>> START

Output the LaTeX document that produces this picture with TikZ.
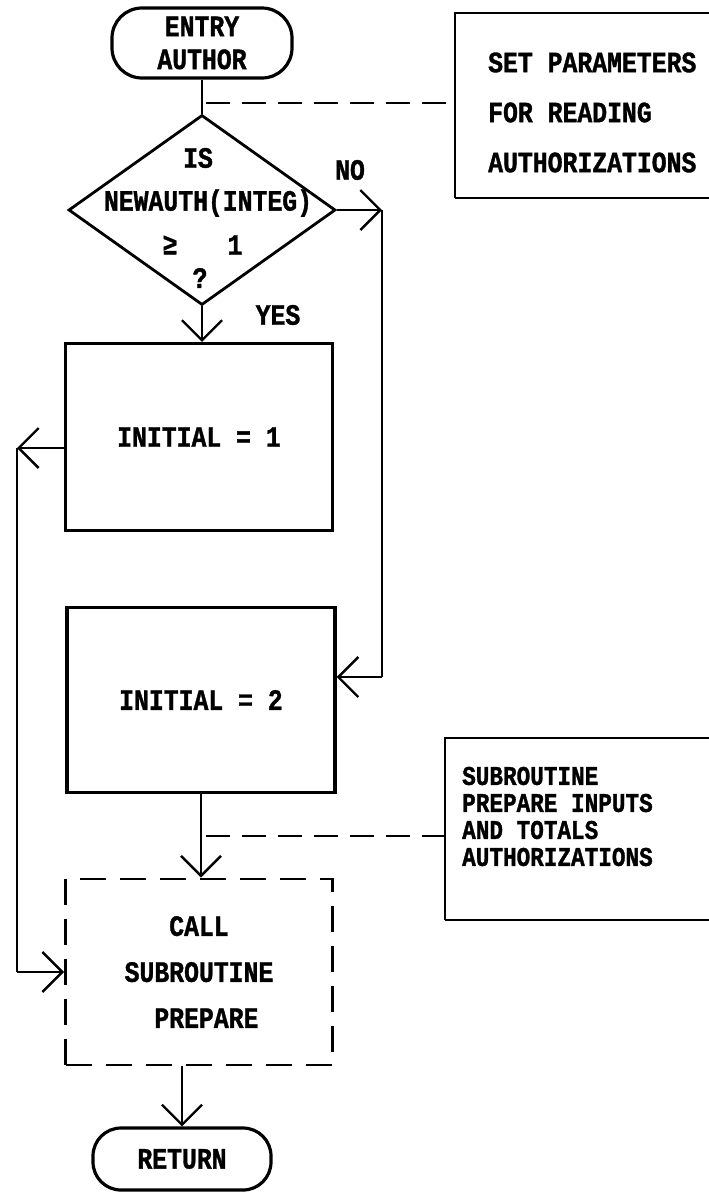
\documentclass[tikz,border=0pt]{standalone}
\usepackage{fontspec}
\newfontfamily\twfont[FakeStretch=0.84,FakeBold=1.2]{Liberation Mono}
\usetikzlibrary{arrows.meta,shapes.geometric}
\begin{document}
\begin{tikzpicture}[x=1pt,y=-1pt,
  txt/.style={font=\twfont\bfseries\fontsize{29.5}{33}\selectfont, inner sep=0pt, align=center},
  shapeline/.style={draw, line width=3.2pt},
  term/.style={shapeline, rectangle, rounded corners=30pt, txt},
  procbox/.style={shapeline, rectangle, txt},
  decbox/.style={draw, line width=2.8pt, diamond, aspect=1.405, minimum width=267pt, minimum height=190pt, inner sep=0pt},
  callbox/.style={draw, line width=2.8pt, dash pattern=on 26pt off 14pt, rectangle, txt},
  conn/.style={line width=2.4pt},
  arr/.style={conn, -{Straight Barb[length=20pt,width=40pt]}},
  annot/.style={line width=2.4pt, dash pattern=on 24pt off 12pt},
  notefr/.style={line width=2.8pt},
  notebot/.style={line width=1.8pt},
]
\useasboundingbox (0,0) rectangle (709,1192);

% terminals and boxes
\node[term, minimum width=180pt, minimum height=70pt] (entry) at (202,43) {ENTRY\\AUTHOR};
\node[decbox] (dec) at (202,210) {};
\node[txt] (q1) at (198,158) {IS};
\node[txt] (q2) at (208,203) {NEWAUTH(INTEG)};
\node[txt] (q3) at (170,245) {≥};
\node[txt] (q4) at (235,245) {1};
\node[txt] (q5) at (200,278) {?};
\node[txt] (no) at (350,170) {NO};
\node[txt] (yes) at (278,315) {YES};

\node[procbox, minimum width=267pt, minimum height=187pt] (b1) at (199,437) {INITIAL = 1};
\node[procbox, minimum width=268pt, minimum height=185pt] (b2) at (201,700) {INITIAL = 2};
\node[callbox, minimum width=267pt, minimum height=186pt] (b3) at (199,972) {CALL\\[13pt]SUBROUTINE\\[13pt]\ PREPARE};
\node[term, minimum width=178pt, minimum height=62pt, rounded corners=28pt] (ret) at (182,1159) {RETURN};

% notes
\draw[notefr] (709,13) -- (455,13) -- (455,198);
\draw[notebot] (455,198) -- (709,198);
\node[txt, align=left, anchor=west] (n1) at (488,112.5) {SET PARAMETERS\\[17pt]FOR READING\\[17pt]AUTHORIZATIONS};

\draw[notefr] (709,738) -- (445,738) -- (445,920);
\draw[notebot] (445,920) -- (709,920);
\node[txt, align=left, anchor=west, font=\twfont\bfseries\fontsize{27}{27}\selectfont] (n2) at (462,816.5) {SUBROUTINE\\PREPARE INPUTS\\AND TOTALS\\AUTHORIZATIONS};

% connectors
\coordinate (j1) at (202,103);
\coordinate (n1w) at (455,103);
\draw[conn] (entry.south) -- (dec.north);
\draw[annot] ([xshift=4pt]j1) -- (n1w);

\draw[arr] (dec.south) -- (dec.south |- b1.north);

\coordinate (c1) at (382,210);
\coordinate (c2) at (382,677);
\draw[arr] (dec.east) -- (c1);
\draw[conn] (c1) -- (c2);
\draw[arr] (c2) -- (c2 -| b2.east);

\coordinate (l1) at (17,448);
\coordinate (l2) at (17,972);
\draw[arr] (l1 -| b1.west) -- (l1);
\draw[conn] (l1) -- (l2);
\draw[arr] (l2) -- (b3.west);

\draw[arr] (b2.south) -- (b2.south |- b3.north);
\coordinate (j2) at (201,836);
\coordinate (n2w) at (445,836);
\draw[annot] ([xshift=5pt]j2) -- (n2w);

\draw[arr] (b3.south -| ret.north) -- (ret.north);
\end{tikzpicture}
\end{document}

>> END

**REQUIRED WORK**
Omit pictures; set down the rest of the material word for word.

**FULL RESPONSE**
Output the LaTeX document that produces this picture with TikZ.
\documentclass[tikz,border=0pt]{standalone}
\usepackage{fontspec}
\newfontfamily\twfont[FakeStretch=0.84,FakeBold=1.2]{Liberation Mono}
\usetikzlibrary{arrows.meta,shapes.geometric}
\begin{document}
\begin{tikzpicture}[x=1pt,y=-1pt,
  txt/.style={font=\twfont\bfseries\fontsize{29.5}{33}\selectfont, inner sep=0pt, align=center},
  shapeline/.style={draw, line width=3.2pt},
  term/.style={shapeline, rectangle, rounded corners=30pt, txt},
  procbox/.style={shapeline, rectangle, txt},
  decbox/.style={draw, line width=2.8pt, diamond, aspect=1.405, minimum width=267pt, minimum height=190pt, inner sep=0pt},
  callbox/.style={draw, line width=2.8pt, dash pattern=on 26pt off 14pt, rectangle, txt},
  conn/.style={line width=2.4pt},
  arr/.style={conn, -{Straight Barb[length=20pt,width=40pt]}},
  annot/.style={line width=2.4pt, dash pattern=on 24pt off 12pt},
  notefr/.style={line width=2.8pt},
  notebot/.style={line width=1.8pt},
]
\useasboundingbox (0,0) rectangle (709,1192);

% terminals and boxes
\node[term, minimum width=180pt, minimum height=70pt] (entry) at (202,43) {ENTRY\\AUTHOR};
\node[decbox] (dec) at (202,210) {};
\node[txt] (q1) at (198,158) {IS};
\node[txt] (q2) at (208,203) {NEWAUTH(INTEG)};
\node[txt] (q3) at (170,245) {≥};
\node[txt] (q4) at (235,245) {1};
\node[txt] (q5) at (200,278) {?};
\node[txt] (no) at (350,170) {NO};
\node[txt] (yes) at (278,315) {YES};

\node[procbox, minimum width=267pt, minimum height=187pt] (b1) at (199,437) {INITIAL = 1};
\node[procbox, minimum width=268pt, minimum height=185pt] (b2) at (201,700) {INITIAL = 2};
\node[callbox, minimum width=267pt, minimum height=186pt] (b3) at (199,972) {CALL\\[13pt]SUBROUTINE\\[13pt]\ PREPARE};
\node[term, minimum width=178pt, minimum height=62pt, rounded corners=28pt] (ret) at (182,1159) {RETURN};

% notes
\draw[notefr] (709,13) -- (455,13) -- (455,198);
\draw[notebot] (455,198) -- (709,198);
\node[txt, align=left, anchor=west] (n1) at (488,112.5) {SET PARAMETERS\\[17pt]FOR READING\\[17pt]AUTHORIZATIONS};

\draw[notefr] (709,738) -- (445,738) -- (445,920);
\draw[notebot] (445,920) -- (709,920);
\node[txt, align=left, anchor=west, font=\twfont\bfseries\fontsize{27}{27}\selectfont] (n2) at (462,816.5) {SUBROUTINE\\PREPARE INPUTS\\AND TOTALS\\AUTHORIZATIONS};

% connectors
\coordinate (j1) at (202,103);
\coordinate (n1w) at (455,103);
\draw[conn] (entry.south) -- (dec.north);
\draw[annot] ([xshift=4pt]j1) -- (n1w);

\draw[arr] (dec.south) -- (dec.south |- b1.north);

\coordinate (c1) at (382,210);
\coordinate (c2) at (382,677);
\draw[arr] (dec.east) -- (c1);
\draw[conn] (c1) -- (c2);
\draw[arr] (c2) -- (c2 -| b2.east);

\coordinate (l1) at (17,448);
\coordinate (l2) at (17,972);
\draw[arr] (l1 -| b1.west) -- (l1);
\draw[conn] (l1) -- (l2);
\draw[arr] (l2) -- (b3.west);

\draw[arr] (b2.south) -- (b2.south |- b3.north);
\coordinate (j2) at (201,836);
\coordinate (n2w) at (445,836);
\draw[annot] ([xshift=5pt]j2) -- (n2w);

\draw[arr] (b3.south -| ret.north) -- (ret.north);
\end{tikzpicture}
\end{document}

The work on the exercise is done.